- _Your task_:
State how many lines of the entries include the string "this", please, leaving out everything but the number.

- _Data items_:
——————

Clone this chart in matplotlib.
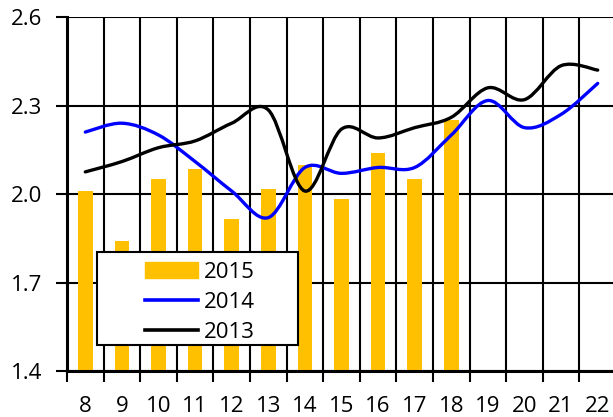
import matplotlib.pyplot as plt
from matplotlib.path import Path
from matplotlib.patches import PathPatch, Patch, Rectangle
from matplotlib.lines import Line2D
import numpy as np

plt.rcParams['font.family'] = ['Open Sans', 'DejaVu Sans']

days = [8, 9, 10, 11, 12, 13, 14, 15, 16, 17, 18, 19, 20, 21, 22]
vals_2015 = [2.01, 1.84, 2.05, 2.085, 1.915, 2.017, 2.10, 1.983, 2.14, 2.05, 2.25]
vals_2014 = [2.21, 2.24, 2.20, 2.11, 2.01, 1.92, 2.09, 2.07, 2.09, 2.09, 2.20,
             2.317, 2.225, 2.27, 2.375]
vals_2013 = [2.075, 2.11, 2.157, 2.18, 2.24, 2.285, 2.01, 2.22, 2.19, 2.225, 2.26,
             2.36, 2.32, 2.435, 2.42]


def smooth_path(xs, ys):
    # smoothed line like in Excel: Bezier segments with Catmull-Rom control points
    pts = np.column_stack([xs, ys]).astype(float)
    n = len(pts)
    verts = [pts[0]]
    codes = [Path.MOVETO]
    for i in range(n - 1):
        p0 = pts[i - 1] if i > 0 else pts[i]
        p1 = pts[i]
        p2 = pts[i + 1]
        p3 = pts[i + 2] if i + 2 < n else pts[i + 1]
        verts += [p1 + (p2 - p0) / 6.0, p2 - (p3 - p1) / 6.0, p2]
        codes += [Path.CURVE4] * 3
    return Path(verts, codes)


fig = plt.figure(figsize=(6.13, 4.17), dpi=100)
ax = fig.add_axes([0.1093, 0.1103, 0.8956, 0.8489])

x = np.arange(len(days))
ax.bar(x[:len(vals_2015)], vals_2015, width=0.4, color='#FFC000', zorder=2)

for vals, col in [(vals_2014, '#0000FF'), (vals_2013, 'black')]:
    ax.add_patch(PathPatch(smooth_path(x, vals), facecolor='none', edgecolor=col,
                           lw=2.4, capstyle='round', zorder=3))

ax.set_xlim(-0.5, len(days) - 0.5)
ax.set_ylim(1.4, 2.6)
ax.set_yticks([1.4, 1.7, 2.0, 2.3, 2.6])
ax.set_yticklabels(['1.4', '1.7', '2.0', '2.3', '2.6'])
ax.set_xticks(np.arange(-0.5, len(days), 1.0))
ax.set_xticklabels([])
ax.set_xticks(x, minor=True)
ax.set_xticklabels([str(d) for d in days], minor=True)

ax.tick_params(axis='x', which='major', length=8, width=1.5, color='black')
ax.tick_params(axis='x', which='minor', length=0, pad=18, labelsize=16)
ax.tick_params(axis='y', which='major', length=8, width=1.5, pad=10, labelsize=16)

ax.grid(True, which='major', color='black', lw=1.5)
ax.set_axisbelow(True)
for s in ['top', 'right']:
    ax.spines[s].set_visible(False)
ax.spines['left'].set_linewidth(2.2)
ax.spines['bottom'].set_linewidth(2.2)

# legend box (wider than the entries, as in the original)
ax.add_patch(Rectangle((0.0546, 0.0734), 0.366, 0.263, transform=ax.transAxes,
                       facecolor='white', edgecolor='black', lw=1.5, zorder=4))

handles = [Patch(color='#FFC000'),
           Line2D([], [], color='#0000FF', lw=2.6),
           Line2D([], [], color='black', lw=2.6)]
leg = ax.legend(handles, ['2015', '2014', '2013'], loc='center left',
                bbox_to_anchor=(0.1415, 0.194), borderaxespad=0, fontsize=16,
                frameon=False, handlelength=2.4, handleheight=0.75,
                handletextpad=0.25, labelspacing=0.4, borderpad=0)
leg.set_zorder(5)

fig.savefig('out.png', dpi=100)
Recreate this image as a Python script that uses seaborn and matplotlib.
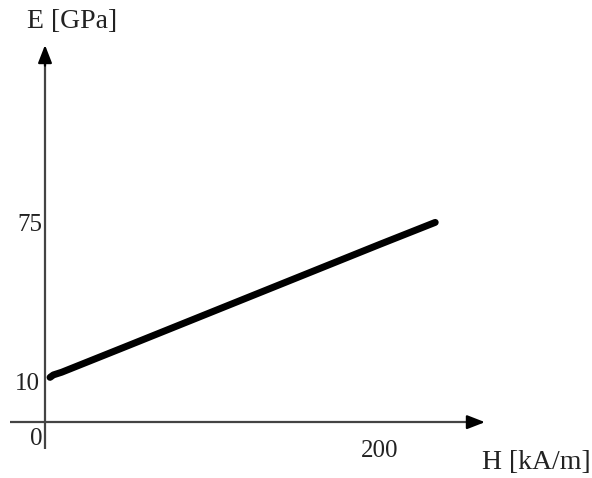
import matplotlib
matplotlib.use("Agg")
import matplotlib.pyplot as plt
import seaborn as sns
import pandas as pd

# Data
H_values = [3, 5, 10, 50, 100, 150, 200, 233]
E_values = [13.3, 14.3, 15.4, 26.3, 40.0, 53.7, 67.4, 76.3]
x_tick_labels = ["0", "200"]
y_tick_labels = ["10", "75"]
x_label = "H [kA/m]"
y_label = "E [GPa]"

sns.set_theme(style="white")
plt.rcParams["font.family"] = ["Liberation Serif", "DejaVu Serif"]

fig = plt.figure(figsize=(5.92, 4.78), dpi=100)
ax = fig.add_axes([0, 0, 1, 1])
ax.set_xlim(-26.87, 326.6)
ax.set_ylim(-27.6, 166.7)
ax.axis("off")

df = pd.DataFrame({"H": H_values, "E": E_values})
sns.lineplot(data=df, x="H", y="E", ax=ax, color="black", linewidth=5.0,
             solid_capstyle="round", solid_joinstyle="round")

axis_color = "#444444"
# x axis with arrow
ax.plot([-20.9, 258], [-4.9, -4.9], color=axis_color, lw=1.6, solid_capstyle="butt")
ax.annotate("", xy=(262.7, -4.9), xytext=(252, -4.9),
            arrowprops=dict(arrowstyle="-|>,head_length=0.9,head_width=0.35",
                            color="black", lw=1.6, shrinkA=0, shrinkB=0))
# y axis with arrow
ax.plot([0, 0], [-15.8, 144], color=axis_color, lw=1.6, solid_capstyle="butt")
ax.annotate("", xy=(0, 148.4), xytext=(0, 140),
            arrowprops=dict(arrowstyle="-|>,head_length=0.9,head_width=0.35",
                            color="black", lw=1.6, shrinkA=0, shrinkB=0))

tk = dict(fontsize=18, color="#222222", ha="center", va="center")
ax.text(-5.4, -11.8, x_tick_labels[0], **tk)
ax.text(200, -16.7, x_tick_labels[1], **tk)
ax.text(-10.7, 10.6, y_tick_labels[0], **tk)
ax.text(-9.0, 75.2, y_tick_labels[1], **tk)

ax.text(293.1, -21.1, x_label, fontsize=20, color="#222222", ha="center", va="center")
ax.text(16.1, 158.1, y_label, fontsize=20, color="#222222", ha="center", va="center")

fig.savefig("out.png", dpi=100, facecolor="white")
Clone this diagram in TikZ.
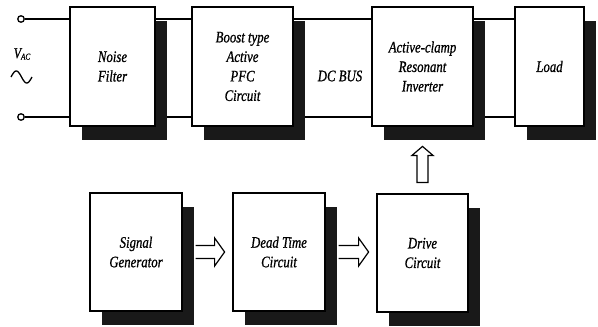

——————

- _Answer_:
3